=== DESCRIPTION OF THE TASK ===
Below are the records. Retype, exactly, the lines from the first through the line with "7.5, 8, 24]", and leave out the pictures.

>>>>>

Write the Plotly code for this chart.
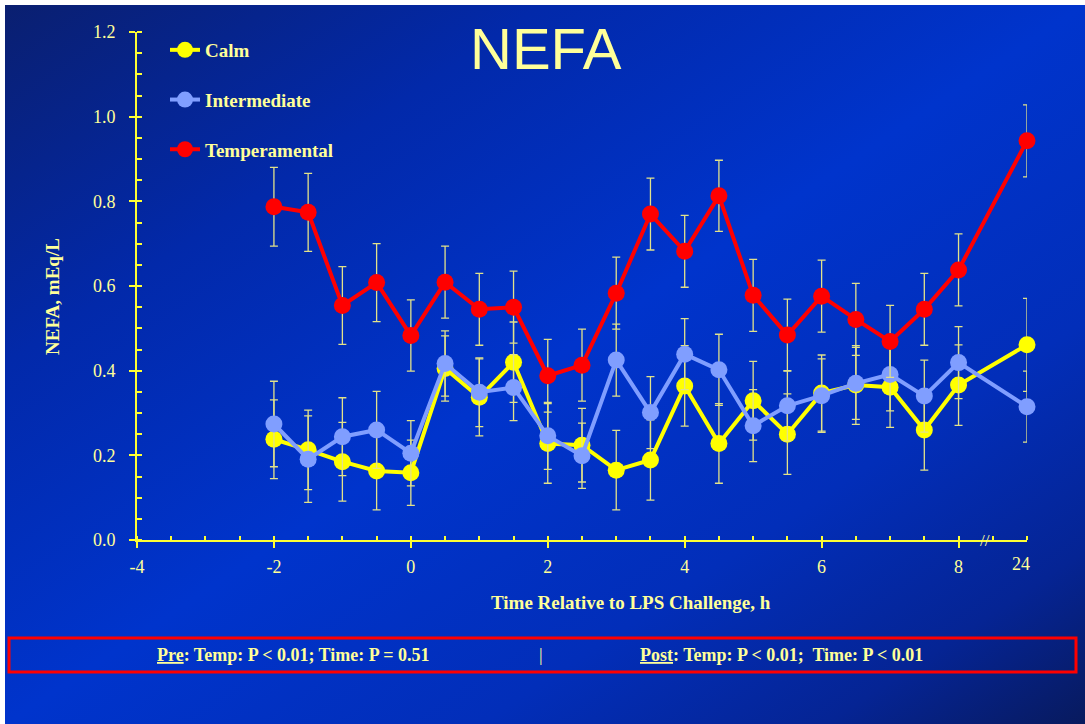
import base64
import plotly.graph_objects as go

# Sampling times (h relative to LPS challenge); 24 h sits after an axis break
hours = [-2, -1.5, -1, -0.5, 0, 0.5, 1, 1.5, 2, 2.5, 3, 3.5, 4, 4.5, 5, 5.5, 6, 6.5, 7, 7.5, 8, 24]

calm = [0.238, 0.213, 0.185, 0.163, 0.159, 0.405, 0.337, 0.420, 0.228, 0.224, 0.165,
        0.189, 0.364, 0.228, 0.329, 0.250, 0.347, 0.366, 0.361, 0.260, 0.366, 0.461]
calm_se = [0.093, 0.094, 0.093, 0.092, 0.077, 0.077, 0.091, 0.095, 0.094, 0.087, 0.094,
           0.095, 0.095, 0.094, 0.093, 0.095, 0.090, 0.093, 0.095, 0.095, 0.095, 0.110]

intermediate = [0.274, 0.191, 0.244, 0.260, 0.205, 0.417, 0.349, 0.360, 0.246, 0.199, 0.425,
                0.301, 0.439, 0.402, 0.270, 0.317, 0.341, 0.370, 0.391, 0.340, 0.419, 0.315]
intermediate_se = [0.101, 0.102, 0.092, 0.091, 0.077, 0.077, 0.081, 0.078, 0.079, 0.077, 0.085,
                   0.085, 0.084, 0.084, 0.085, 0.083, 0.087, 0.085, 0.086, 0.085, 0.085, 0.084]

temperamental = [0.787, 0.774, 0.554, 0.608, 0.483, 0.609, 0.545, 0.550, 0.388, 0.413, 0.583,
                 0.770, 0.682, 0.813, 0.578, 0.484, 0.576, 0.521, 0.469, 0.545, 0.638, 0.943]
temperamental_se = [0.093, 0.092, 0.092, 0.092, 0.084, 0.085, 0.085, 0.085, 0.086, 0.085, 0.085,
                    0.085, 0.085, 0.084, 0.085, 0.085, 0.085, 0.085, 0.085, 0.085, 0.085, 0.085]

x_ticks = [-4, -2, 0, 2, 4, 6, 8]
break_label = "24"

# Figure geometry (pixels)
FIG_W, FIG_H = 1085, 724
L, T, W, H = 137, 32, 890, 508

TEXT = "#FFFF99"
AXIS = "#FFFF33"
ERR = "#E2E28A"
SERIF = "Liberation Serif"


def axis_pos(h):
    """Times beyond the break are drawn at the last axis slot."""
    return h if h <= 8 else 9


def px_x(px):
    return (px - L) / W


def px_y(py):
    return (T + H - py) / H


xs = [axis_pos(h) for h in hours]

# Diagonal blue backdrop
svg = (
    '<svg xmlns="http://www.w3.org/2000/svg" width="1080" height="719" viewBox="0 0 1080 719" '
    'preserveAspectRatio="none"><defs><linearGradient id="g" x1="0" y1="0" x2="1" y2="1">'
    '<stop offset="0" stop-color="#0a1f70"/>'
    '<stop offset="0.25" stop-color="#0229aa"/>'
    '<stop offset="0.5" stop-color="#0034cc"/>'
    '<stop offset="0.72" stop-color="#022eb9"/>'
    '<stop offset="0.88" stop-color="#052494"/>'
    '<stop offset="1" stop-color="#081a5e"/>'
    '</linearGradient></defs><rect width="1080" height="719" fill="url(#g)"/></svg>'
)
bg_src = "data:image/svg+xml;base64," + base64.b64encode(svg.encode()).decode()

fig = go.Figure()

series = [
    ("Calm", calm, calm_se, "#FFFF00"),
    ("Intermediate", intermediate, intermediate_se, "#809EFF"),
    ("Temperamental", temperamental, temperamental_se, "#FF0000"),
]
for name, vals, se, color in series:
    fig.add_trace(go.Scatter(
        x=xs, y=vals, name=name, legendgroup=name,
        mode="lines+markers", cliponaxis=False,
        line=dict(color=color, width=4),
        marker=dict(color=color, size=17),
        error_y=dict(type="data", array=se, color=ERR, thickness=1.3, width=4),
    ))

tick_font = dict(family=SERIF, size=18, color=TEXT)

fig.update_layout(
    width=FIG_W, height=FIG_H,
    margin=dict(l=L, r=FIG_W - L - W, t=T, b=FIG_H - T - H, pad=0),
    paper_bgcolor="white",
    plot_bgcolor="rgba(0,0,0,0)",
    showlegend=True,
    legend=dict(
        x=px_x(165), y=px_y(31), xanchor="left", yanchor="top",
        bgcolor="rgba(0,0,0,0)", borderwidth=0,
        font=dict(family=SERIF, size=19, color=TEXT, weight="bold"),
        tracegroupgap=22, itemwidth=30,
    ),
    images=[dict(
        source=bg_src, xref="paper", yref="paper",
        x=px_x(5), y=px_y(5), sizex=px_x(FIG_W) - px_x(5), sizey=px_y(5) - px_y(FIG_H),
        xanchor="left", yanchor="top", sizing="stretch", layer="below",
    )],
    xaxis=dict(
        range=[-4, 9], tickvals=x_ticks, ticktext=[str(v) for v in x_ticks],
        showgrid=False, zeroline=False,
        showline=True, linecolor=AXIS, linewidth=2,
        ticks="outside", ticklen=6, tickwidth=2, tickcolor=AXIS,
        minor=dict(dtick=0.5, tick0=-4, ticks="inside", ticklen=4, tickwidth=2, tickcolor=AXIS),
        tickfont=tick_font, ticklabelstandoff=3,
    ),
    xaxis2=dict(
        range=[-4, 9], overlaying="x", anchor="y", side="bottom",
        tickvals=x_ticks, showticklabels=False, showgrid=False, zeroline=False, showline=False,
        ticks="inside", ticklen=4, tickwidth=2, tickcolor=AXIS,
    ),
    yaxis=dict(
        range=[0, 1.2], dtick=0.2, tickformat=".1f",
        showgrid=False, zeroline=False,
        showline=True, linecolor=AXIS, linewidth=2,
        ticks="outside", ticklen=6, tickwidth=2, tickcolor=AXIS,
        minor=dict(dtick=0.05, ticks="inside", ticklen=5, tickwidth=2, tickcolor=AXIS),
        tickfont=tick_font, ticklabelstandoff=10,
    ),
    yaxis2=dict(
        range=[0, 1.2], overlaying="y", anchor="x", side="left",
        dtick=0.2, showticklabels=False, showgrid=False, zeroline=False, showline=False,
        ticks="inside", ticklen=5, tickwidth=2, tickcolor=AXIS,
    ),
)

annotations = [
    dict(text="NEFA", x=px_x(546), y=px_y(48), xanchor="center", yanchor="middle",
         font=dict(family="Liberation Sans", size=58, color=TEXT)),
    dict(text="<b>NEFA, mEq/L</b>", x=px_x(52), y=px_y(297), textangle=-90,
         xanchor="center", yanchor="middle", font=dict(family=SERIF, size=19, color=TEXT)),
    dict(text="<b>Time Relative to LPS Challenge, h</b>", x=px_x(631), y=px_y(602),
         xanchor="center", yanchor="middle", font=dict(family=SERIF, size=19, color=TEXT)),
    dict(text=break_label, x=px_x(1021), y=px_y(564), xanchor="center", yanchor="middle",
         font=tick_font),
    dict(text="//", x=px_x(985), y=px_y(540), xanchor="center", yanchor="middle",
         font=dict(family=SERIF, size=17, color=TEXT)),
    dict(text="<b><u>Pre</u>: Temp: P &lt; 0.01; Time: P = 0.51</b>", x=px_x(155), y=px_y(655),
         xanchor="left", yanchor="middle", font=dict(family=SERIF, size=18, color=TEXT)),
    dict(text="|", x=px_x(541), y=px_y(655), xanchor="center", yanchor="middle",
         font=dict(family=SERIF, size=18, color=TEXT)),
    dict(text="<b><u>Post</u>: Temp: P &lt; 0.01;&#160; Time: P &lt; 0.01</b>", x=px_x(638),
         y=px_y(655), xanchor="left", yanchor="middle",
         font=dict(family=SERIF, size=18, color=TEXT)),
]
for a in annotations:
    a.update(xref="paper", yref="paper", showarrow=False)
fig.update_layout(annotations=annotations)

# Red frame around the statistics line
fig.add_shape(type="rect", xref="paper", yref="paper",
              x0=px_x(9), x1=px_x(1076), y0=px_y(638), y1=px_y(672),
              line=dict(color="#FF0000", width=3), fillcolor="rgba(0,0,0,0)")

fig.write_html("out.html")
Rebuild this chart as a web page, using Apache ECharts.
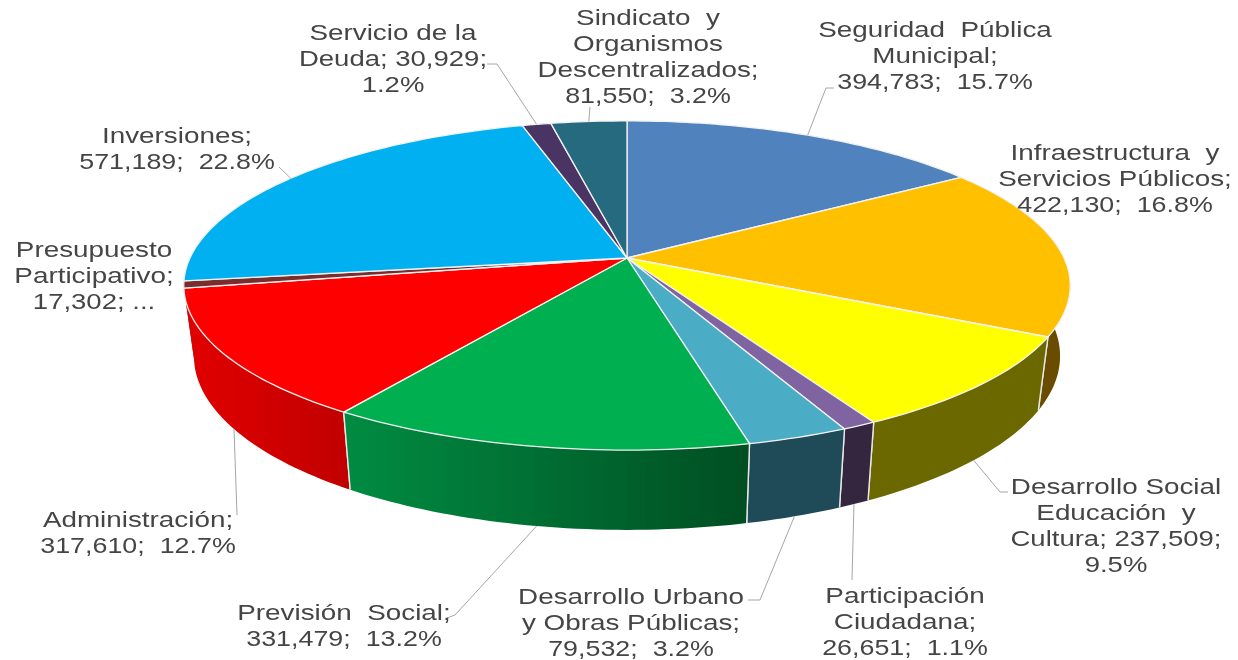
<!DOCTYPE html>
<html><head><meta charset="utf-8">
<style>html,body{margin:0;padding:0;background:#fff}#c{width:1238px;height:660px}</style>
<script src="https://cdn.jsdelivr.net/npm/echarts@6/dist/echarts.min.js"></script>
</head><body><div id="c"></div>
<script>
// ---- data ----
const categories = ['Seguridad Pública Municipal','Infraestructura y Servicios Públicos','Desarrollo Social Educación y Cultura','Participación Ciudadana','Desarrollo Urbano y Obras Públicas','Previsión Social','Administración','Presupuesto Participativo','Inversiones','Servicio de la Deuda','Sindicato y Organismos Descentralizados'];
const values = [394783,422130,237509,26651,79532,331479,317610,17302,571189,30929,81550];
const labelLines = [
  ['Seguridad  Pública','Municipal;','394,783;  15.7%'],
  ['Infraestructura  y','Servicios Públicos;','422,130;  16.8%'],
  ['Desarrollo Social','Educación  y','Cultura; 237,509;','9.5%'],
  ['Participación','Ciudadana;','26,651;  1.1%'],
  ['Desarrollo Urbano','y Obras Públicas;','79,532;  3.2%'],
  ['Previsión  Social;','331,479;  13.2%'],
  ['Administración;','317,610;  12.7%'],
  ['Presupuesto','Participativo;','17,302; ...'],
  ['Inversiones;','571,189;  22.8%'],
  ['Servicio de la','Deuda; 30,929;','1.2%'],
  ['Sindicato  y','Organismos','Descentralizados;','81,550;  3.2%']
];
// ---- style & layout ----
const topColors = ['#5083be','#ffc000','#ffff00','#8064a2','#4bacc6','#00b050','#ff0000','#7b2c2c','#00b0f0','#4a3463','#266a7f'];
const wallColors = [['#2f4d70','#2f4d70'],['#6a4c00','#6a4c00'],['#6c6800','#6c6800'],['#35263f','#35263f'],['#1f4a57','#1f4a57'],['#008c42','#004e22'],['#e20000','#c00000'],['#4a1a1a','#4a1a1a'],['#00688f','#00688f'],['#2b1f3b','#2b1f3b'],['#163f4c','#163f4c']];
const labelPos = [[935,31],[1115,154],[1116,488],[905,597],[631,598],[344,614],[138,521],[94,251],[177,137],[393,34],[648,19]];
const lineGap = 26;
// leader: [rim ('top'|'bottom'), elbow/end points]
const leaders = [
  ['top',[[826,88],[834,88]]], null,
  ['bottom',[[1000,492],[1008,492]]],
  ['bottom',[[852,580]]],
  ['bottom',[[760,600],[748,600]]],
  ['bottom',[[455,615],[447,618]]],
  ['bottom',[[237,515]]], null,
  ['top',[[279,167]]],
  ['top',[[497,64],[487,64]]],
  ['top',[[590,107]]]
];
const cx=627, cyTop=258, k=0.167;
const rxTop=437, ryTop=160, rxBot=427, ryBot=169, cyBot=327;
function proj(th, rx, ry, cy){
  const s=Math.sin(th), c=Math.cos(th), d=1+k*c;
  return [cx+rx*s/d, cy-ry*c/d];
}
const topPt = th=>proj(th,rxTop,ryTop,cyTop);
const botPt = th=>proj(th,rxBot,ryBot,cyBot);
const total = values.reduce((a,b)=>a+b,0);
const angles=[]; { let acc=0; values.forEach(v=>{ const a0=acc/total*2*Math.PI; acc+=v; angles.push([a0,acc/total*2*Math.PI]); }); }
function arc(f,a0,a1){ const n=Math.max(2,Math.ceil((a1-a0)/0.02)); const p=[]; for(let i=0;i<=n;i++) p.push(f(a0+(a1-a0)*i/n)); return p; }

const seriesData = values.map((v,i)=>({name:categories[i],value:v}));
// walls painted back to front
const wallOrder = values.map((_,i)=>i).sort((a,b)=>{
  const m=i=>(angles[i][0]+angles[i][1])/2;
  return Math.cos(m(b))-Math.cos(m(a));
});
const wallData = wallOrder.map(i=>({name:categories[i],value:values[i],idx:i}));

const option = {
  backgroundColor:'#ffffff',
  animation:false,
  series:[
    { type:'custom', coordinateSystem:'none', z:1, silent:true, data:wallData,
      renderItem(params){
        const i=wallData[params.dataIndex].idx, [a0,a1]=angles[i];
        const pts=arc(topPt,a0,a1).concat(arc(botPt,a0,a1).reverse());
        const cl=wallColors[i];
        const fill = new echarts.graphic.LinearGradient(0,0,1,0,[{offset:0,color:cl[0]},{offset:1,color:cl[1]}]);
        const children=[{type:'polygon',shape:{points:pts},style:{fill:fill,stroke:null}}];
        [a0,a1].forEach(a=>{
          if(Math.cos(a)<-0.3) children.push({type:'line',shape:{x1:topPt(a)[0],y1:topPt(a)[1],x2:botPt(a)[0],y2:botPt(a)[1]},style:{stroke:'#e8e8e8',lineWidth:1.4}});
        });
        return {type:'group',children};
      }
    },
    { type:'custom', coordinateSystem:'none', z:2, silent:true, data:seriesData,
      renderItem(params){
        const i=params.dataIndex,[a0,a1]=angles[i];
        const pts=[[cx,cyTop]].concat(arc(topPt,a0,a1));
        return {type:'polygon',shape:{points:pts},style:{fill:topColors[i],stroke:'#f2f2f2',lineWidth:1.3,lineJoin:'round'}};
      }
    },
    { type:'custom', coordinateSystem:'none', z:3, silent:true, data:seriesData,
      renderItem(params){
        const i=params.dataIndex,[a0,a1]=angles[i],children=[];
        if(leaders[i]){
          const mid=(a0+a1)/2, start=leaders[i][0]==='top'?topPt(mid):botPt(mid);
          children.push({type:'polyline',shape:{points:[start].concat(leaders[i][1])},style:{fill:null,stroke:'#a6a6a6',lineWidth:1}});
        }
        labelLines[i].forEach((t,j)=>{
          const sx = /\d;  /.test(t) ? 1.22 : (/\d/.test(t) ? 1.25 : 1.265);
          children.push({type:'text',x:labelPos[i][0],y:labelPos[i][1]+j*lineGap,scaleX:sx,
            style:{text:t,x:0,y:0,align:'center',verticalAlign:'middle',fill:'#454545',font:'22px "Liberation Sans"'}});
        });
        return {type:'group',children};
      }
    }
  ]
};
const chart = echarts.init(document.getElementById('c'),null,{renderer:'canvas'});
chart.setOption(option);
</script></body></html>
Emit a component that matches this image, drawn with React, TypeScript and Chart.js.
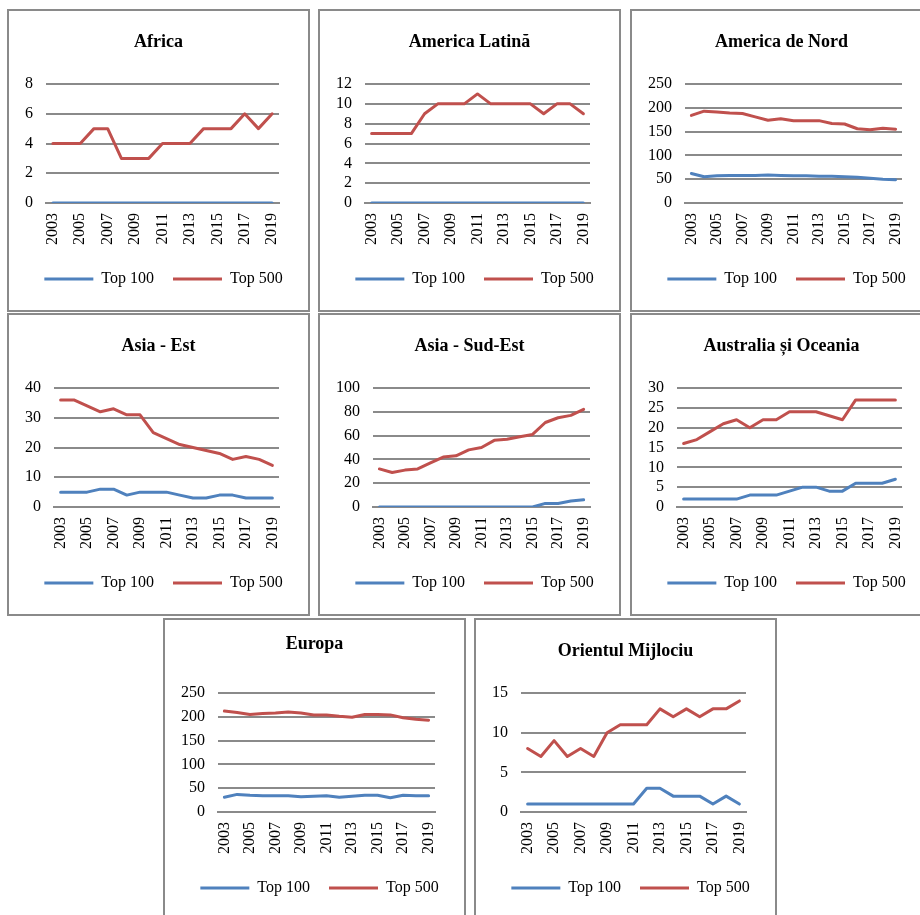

<<<<<

=== OUTPUT OF THE EXERCISE ===
Write the Plotly code for this chart.
import base64
import plotly.graph_objects as go

# Sampling times (h relative to LPS challenge); 24 h sits after an axis break
hours = [-2, -1.5, -1, -0.5, 0, 0.5, 1, 1.5, 2, 2.5, 3, 3.5, 4, 4.5, 5, 5.5, 6, 6.5, 7, 7.5, 8, 24]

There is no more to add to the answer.